Oh really? Amukamara is referring, there, to Super Bowl XLVI, in which the New York Giants defeated the New England Patriots with a game-winning touchdown drive in the final minute. That’s pretty lofty company.

The Bears didn’t play championship-quality football Sunday, and it’s not apparent that they’ll come close to doing so at any point this season. But give them credit for overcoming plenty, much of it their own doing, and winning a game few outside Halas Hall expected them to win.

Cooper’s bone-headed play stands out if only because it was absolutely incomprehensible. Special-teams ace Sherrick McManis blocked a Steelers field goal in the waning seconds of the first half. Cooper picked the ball up and sprinted the length of the field toward the end zone, only to inexplicably stop inside the 10-yard line, allowing the ball to get swatted out of his hands. No touchdown. A Steelers penalty prolonged the half one more play — the Steelers had to come back out of the locker room — but Charles Leno committed a false-start penalty. No touchdown. The Bears settled for a field goal on an unbelievable sequence that looked almost sure to come back to bite them.

When Howard’s third-quarter fumble turned into a Steelers touchdown and a Mike Glennon interception turned into a Steelers field goal, the Bears’ 10-point halftime lead was gone. Surely this would drench their parade, right? But the defense kept doing its thing. A Steelers offense that is high-powered at times thanks to its Big Three of Ben Roethlisberger, Le’Veon Bell and Antonio Brown was well subdued by the Bears defense. Bell rushed for just 61 yards.

The Bears tried driving for a game-winning score in the fourth quarter, stringing together a nightmare sequence in which Cohen fumbled (recovered by the Bears), Glennon nearly threw a pick (dropped by the defensive back Mike Mitchell) and a snap went sailing by Glennon’s legs (he picked it up and threw it away). But disaster was again averted as the defense stepped up one more time, with Willie Young sacking Roethlisberger on the final play of regulation to melt the game into overtime.

The Bears made a lot of mistakes. But they won.

“It’s tremendous for us to be able to overcome those things because we were definitely shooting ourselves in the foot,” Cohen said. “As you saw last week, we shot ourselves in the foot, and it didn’t end too well for us. To battle and overcome those mistakes, it’s a great thing.”

“It was seriously a great win,” Glennon said. “Just finding a way to win against a really good football team is the goal every week. We found a way, it was kind of unique. We had turnovers, the blocked kick, overtime with Tarik’s run being called back, it was a whirlwind of emotions but I thought we handled it really well.
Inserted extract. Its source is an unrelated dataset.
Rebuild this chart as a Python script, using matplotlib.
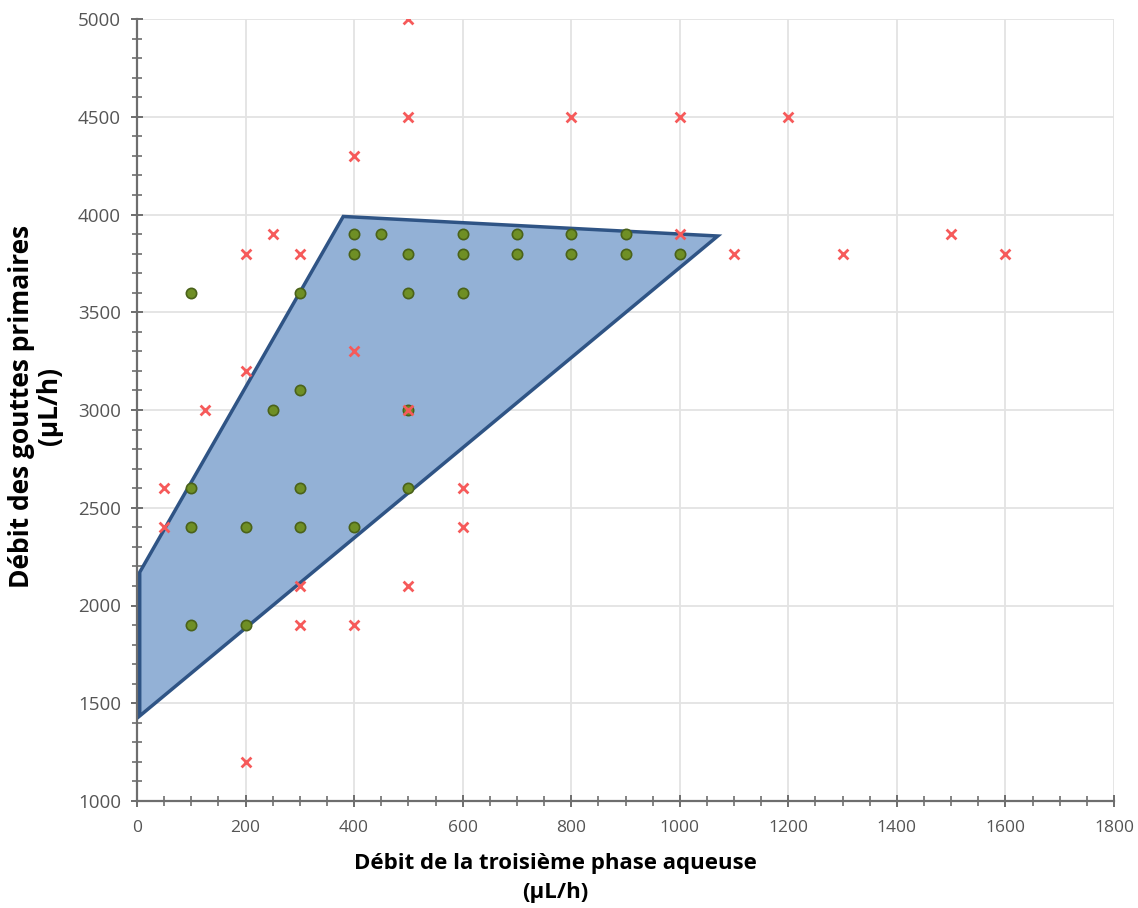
import matplotlib
matplotlib.use("Agg")
import matplotlib.pyplot as plt
from matplotlib.ticker import MultipleLocator
from matplotlib.patches import Polygon
import numpy as np

# Domain polygon (stable region)
poly_x = [5, 380, 1070, 5]
poly_y = [2170, 3990, 3890, 1435]

# Successful points (green circles)
ok_x = [400, 450, 600, 700, 800, 900,
        400, 500, 600, 700, 800, 900, 1000,
        100, 300, 500, 600,
        300,
        250, 500,
        100, 300, 500,
        100, 200, 300, 400,
        100, 200]
ok_y = [3900, 3900, 3900, 3900, 3900, 3900,
        3800, 3800, 3800, 3800, 3800, 3800, 3800,
        3600, 3600, 3600, 3600,
        3100,
        3000, 3000,
        2600, 2600, 2600,
        2400, 2400, 2400, 2400,
        1900, 1900]

# Failed points (red crosses)
ko_x = [500,
        500, 800, 1000, 1200,
        400,
        250, 1000, 1500,
        200, 300, 1100, 1300, 1600,
        400,
        200,
        125, 500,
        50, 600,
        50, 600,
        300, 500,
        300, 400,
        200]
ko_y = [5000,
        4500, 4500, 4500, 4500,
        4300,
        3900, 3900, 3900,
        3800, 3800, 3800, 3800, 3800,
        3300,
        3200,
        3000, 3000,
        2600, 2600,
        2400, 2400,
        2100, 2100,
        1900, 1900,
        1200]

x_label = "Débit de la troisième phase aqueuse\n(µL/h)"
y_label = "Débit des gouttes primaires\n(µL/h)"

fig = plt.figure(figsize=(11.38, 9.08), dpi=100)
ax = fig.add_axes([137/1138, 1-801/908, (1114-137)/1138, (801-19)/908])

ax.set_xlim(0, 1800)
ax.set_ylim(1000, 5000)

ax.xaxis.set_major_locator(MultipleLocator(200))
ax.xaxis.set_minor_locator(MultipleLocator(50))
ax.yaxis.set_major_locator(MultipleLocator(500))
ax.yaxis.set_minor_locator(MultipleLocator(100))

ax.grid(True, which='major', color='#e3e3e3', linewidth=1.3, zorder=0)
ax.set_axisbelow(True)

poly = Polygon(np.column_stack([poly_x, poly_y]), closed=True,
               facecolor='#93b1d6', edgecolor='#2f5485', linewidth=2.5, zorder=2)
ax.add_patch(poly)

ax.scatter(ok_x, ok_y, s=55, marker='o', facecolor='#6f8f25', edgecolor='#4a621a',
           linewidth=1.2, zorder=3)
ax.scatter(ko_x, ko_y, s=50, marker='x', color='#f65a5a', linewidth=2.0, zorder=4)

for s in ['top', 'right']:
    ax.spines[s].set_visible(False)
for s in ['left', 'bottom']:
    ax.spines[s].set_color('#6e6e6e')
    ax.spines[s].set_linewidth(1.6)
    ax.spines[s].set_zorder(5)

ax.tick_params(which='major', direction='inout', length=9, width=1.4, color='#6e6e6e')
ax.tick_params(which='minor', direction='inout', length=7, width=1.2, color='#6e6e6e')
ax.tick_params(axis='y', which='major', pad=7, labelsize=13.5, labelcolor='#555555')
ax.tick_params(axis='x', which='major', pad=9, labelsize=12.5, labelcolor='#555555')

for lab in ax.get_yticklabels():
    lab.set_family(['Open Sans', 'DejaVu Sans'])
for lab in ax.get_xticklabels():
    lab.set_family(['Liberation Sans Narrow', 'Open Sans', 'DejaVu Sans'])

ax.set_xlabel(x_label, fontsize=16, fontweight='bold', color='black',
              family=['Open Sans', 'DejaVu Sans'], linespacing=1.55)
ax.xaxis.set_label_coords((555-137)/977, -0.066, transform=ax.transAxes)
ax.xaxis.label.set_va('top')
ax.set_ylabel(y_label, fontsize=19, fontweight='bold', color='black',
              family=['Open Sans', 'DejaVu Sans'], linespacing=1.03)
ax.yaxis.set_label_coords(-0.076, 0.505, transform=ax.transAxes)

fig.savefig("out.png", dpi=100)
At the end of the day, all that matters is that we won.”

While Glennon didn’t win over many more fans Sunday — he threw for just 101 yards and completed one pass to a wide receiver the entire game — he sure is right about that.

While Week 2’s trip to Tampa was a disaster in all phases with some high-profile mistakes from the highest-profile position on the field, you could certainly argue that the mistakes Sunday were as bad and as frequent.

But the difference between last week and this week was the Bears playing well enough elsewhere to make up for those mistakes — this time in the face of some competition annually regarded as some of the best the NFL has to offer.

Glennon wasn’t great. Cooper screwed up bad. Howard fumbled. The refs called back Cohen’s touchdown run. And the president put every player in the NFL in a position they didn’t want to be in. But the Bears kept going. And this time they made the plays that got them a win.

“They’ve given us everything they had in all three games they’ve played,” John Fox said. “We just made some errors in the other ones that we weren’t able to overcome. We’ve had opportunities, but it was nice to get the win today.”